» Provided data:
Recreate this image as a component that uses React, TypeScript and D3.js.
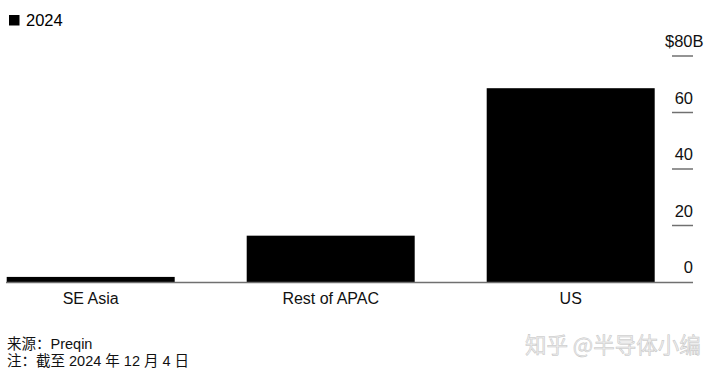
import React from "react";
import * as d3 from "d3";

const categories = ["SE Asia", "Rest of APAC", "US"];
const values2024 = [1.8, 16.4, 68.6];
const yTicks = [0, 20, 40, 60, 80];
const legendLabel = "2024";
const sourceLines = ["来源：Preqin", "注：截至 2024 年 12 月 4 日"];
const watermark = "知乎 @半导体小编";

const W = 720;
const H = 377;
const FONT = "'Liberation Sans', Arial, Helvetica, sans-serif";

export default function App() {
  const x = d3.scaleBand<string>().domain(categories).range([6.7, 654.7]).paddingInner(0.3).paddingOuter(0);
  const y = d3.scaleLinear().domain([0, 80]).range([282, 56]);
  const axisGray = "#707070";

  return (
    <svg width={W} height={H} style={{ position: "absolute", left: 0, top: 0, background: "#fff" }} fontFamily={FONT}>
      {/* legend */}
      <rect x={9} y={15} width={10.5} height={10.5} fill="#000" />
      <text x={26} y={25.5} fontSize={16.5} fill="#000">{legendLabel}</text>

      {/* bars */}
      {categories.map((c, i) => (
        <rect key={c} x={x(c)} y={y(values2024[i])} width={x.bandwidth()} height={y(0) - y(values2024[i])} fill="#000" />
      ))}

      {/* baseline */}
      <line x1={6} x2={693} y1={y(0) + 0.5} y2={y(0) + 0.5} stroke={axisGray} strokeWidth={1.5} />

      {/* y ticks */}
      {yTicks.map((t) => (
        <g key={t}>
          {t !== 0 && (
            <line x1={672} x2={693} y1={y(t)} y2={y(t)} stroke={axisGray} strokeWidth={1.5} />
          )}
          {t === 80 ? (
            <text x={665} y={y(t) - 9} fontSize={16.5} fill="#111">${t}B</text>
          ) : (
            <text x={693} y={y(t) - 9} fontSize={16.5} fill="#111" textAnchor="end">{t}</text>
          )}
        </g>
      ))}

      {/* category labels */}
      {categories.map((c) => (
        <text key={c} x={(x(c) as number) + x.bandwidth() / 2} y={303.5} fontSize={16} fill="#111" textAnchor="middle">{c}</text>
      ))}

      {/* source */}
      {sourceLines.map((s, i) => (
        <text key={s} x={7} y={349 + i * 17} fontSize={14.5} fill="#111" fontFamily="'Liberation Sans', 'Noto Sans CJK SC', sans-serif">{s}</text>
      ))}

      {/* watermark */}
      <text x={525} y={353} fontSize={21.5} fill="#eeeeee" stroke="#c4c4c4" strokeWidth={0.5} fontFamily="'Noto Sans CJK SC', sans-serif">{watermark}</text>
    </svg>
  );
}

» Problem details:
Every line above should be repeated exactly; pictures stay out of the copy.

» Answer to this problem:
Recreate this image as a component that uses React, TypeScript and D3.js.
import React from "react";
import * as d3 from "d3";

const categories = ["SE Asia", "Rest of APAC", "US"];
const values2024 = [1.8, 16.4, 68.6];
const yTicks = [0, 20, 40, 60, 80];
const legendLabel = "2024";
const sourceLines = ["来源：Preqin", "注：截至 2024 年 12 月 4 日"];
const watermark = "知乎 @半导体小编";

const W = 720;
const H = 377;
const FONT = "'Liberation Sans', Arial, Helvetica, sans-serif";

export default function App() {
  const x = d3.scaleBand<string>().domain(categories).range([6.7, 654.7]).paddingInner(0.3).paddingOuter(0);
  const y = d3.scaleLinear().domain([0, 80]).range([282, 56]);
  const axisGray = "#707070";

  return (
    <svg width={W} height={H} style={{ position: "absolute", left: 0, top: 0, background: "#fff" }} fontFamily={FONT}>
      {/* legend */}
      <rect x={9} y={15} width={10.5} height={10.5} fill="#000" />
      <text x={26} y={25.5} fontSize={16.5} fill="#000">{legendLabel}</text>

      {/* bars */}
      {categories.map((c, i) => (
        <rect key={c} x={x(c)} y={y(values2024[i])} width={x.bandwidth()} height={y(0) - y(values2024[i])} fill="#000" />
      ))}

      {/* baseline */}
      <line x1={6} x2={693} y1={y(0) + 0.5} y2={y(0) + 0.5} stroke={axisGray} strokeWidth={1.5} />

      {/* y ticks */}
      {yTicks.map((t) => (
        <g key={t}>
          {t !== 0 && (
            <line x1={672} x2={693} y1={y(t)} y2={y(t)} stroke={axisGray} strokeWidth={1.5} />
          )}
          {t === 80 ? (
            <text x={665} y={y(t) - 9} fontSize={16.5} fill="#111">${t}B</text>
          ) : (
            <text x={693} y={y(t) - 9} fontSize={16.5} fill="#111" textAnchor="end">{t}</text>
          )}
        </g>
      ))}

      {/* category labels */}
      {categories.map((c) => (
        <text key={c} x={(x(c) as number) + x.bandwidth() / 2} y={303.5} fontSize={16} fill="#111" textAnchor="middle">{c}</text>
      ))}

      {/* source */}
      {sourceLines.map((s, i) => (
        <text key={s} x={7} y={349 + i * 17} fontSize={14.5} fill="#111" fontFamily="'Liberation Sans', 'Noto Sans CJK SC', sans-serif">{s}</text>
      ))}

      {/* watermark */}
      <text x={525} y={353} fontSize={21.5} fill="#eeeeee" stroke="#c4c4c4" strokeWidth={0.5} fontFamily="'Noto Sans CJK SC', sans-serif">{watermark}</text>
    </svg>
  );
}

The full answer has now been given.